An air coolant is a cooling method that uses air as the heat-transporting medium to remove heat from a component, typically through fins and an air mover such as a fan or by natural convection. It contrasts with liquid cooling, which relies on liquids to carry heat away.
How air cooling works
Air cooling relies on transferring heat from a hot surface to surrounding air. Increasing the surface area with fins and introducing air movement helps carry heat away from the source, lowering its temperature. There are two main modes: passive cooling that relies on natural airflow, and active cooling that uses fans or blowers to boost air movement.
Key elements of an air-cooled system
The following components work together to remove heat using air flow:
- Heat source (engine block, electronic component, or power electronics module)
- Heat sink or finned structure to maximize surface area
- Air mover (fan, blower, or ventilation fan)
- Air channels or ducts that direct airflow over hot surfaces
- Temperature control devices (thermostats, fans with PWM control, or simple on/off switches)
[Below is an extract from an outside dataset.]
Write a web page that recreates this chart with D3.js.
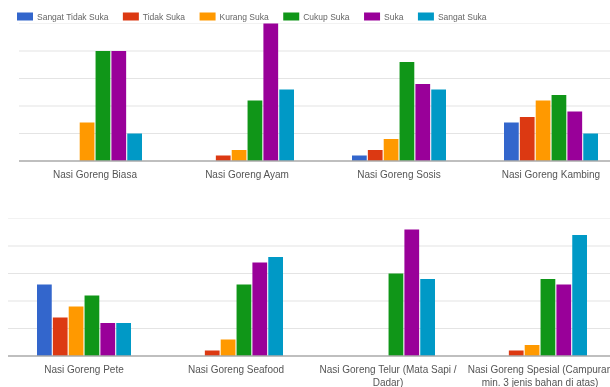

In practice, the effectiveness of air cooling hinges on adequate airflow, sufficient surface area, and the ability to expel heated air away from the component.
Where air cooling is used
Air cooling is favored for its simplicity, low cost, and light weight. It is widely used in a range of devices and systems where extreme heat flux isn’t required or space is limited. Common applications include:
- Automotive and aviation engines that are designed to shed heat with ambient air
- Electronic devices and PC hardware using heatsinks and fans
- HVAC equipment with air-cooled condensers or heat exchangers
- Industrial power electronics cabinets and control gear
Overall, air cooling works well for moderate heat loads and straightforward environments, while very high heat flux or compact, sealed systems may require liquid cooling or immersion cooling for greater efficiency.
Air cooling vs liquid cooling
When choosing between air cooling and liquid cooling, several factors matter, including heat generation, space, cost, maintenance, and noise. The following points highlight typical trade-offs:
- Air cooling is simpler, cheaper, lighter, and easier to maintain but generally offers lower heat transfer efficiency per unit volume than liquid cooling.
- Liquid cooling provides higher heat removal capacity and better control in dense or high-performance systems, but it adds complexity, potential leakage risk, and higher upfront and maintenance costs.
- Air-cooled systems rely on airflow and surface area; liquid-cooled systems rely on circulating coolant and often a dedicated radiator or heat exchanger.
In practice, many consumer electronics and mid-range computing systems rely on air cooling, while data centers, high-performance servers, and some gaming PCs may adopt liquid cooling to handle greater heat loads.
Practical considerations for air cooling
Performance depends on ambient conditions, airflow quality, and maintenance. Dust buildup, restricted vents, and high ambient temperatures can reduce cooling effectiveness. Noise from fans and the availability of sufficient airflow are also important considerations in both design and operation.
Summary
An air coolant uses ambient air to remove heat from a component through heat sinks and airflow, offering a simple, cost-effective solution for moderate heat loads. While less efficient than liquid cooling for high-heat applications, air cooling remains widespread in engines, electronics, and HVAC equipment due to its ease of use, low maintenance, and lighter footprint. Advances in fin design, airflow management, and system architecture continue to improve the effectiveness of air-cooled solutions, keeping them a viable option across many industries.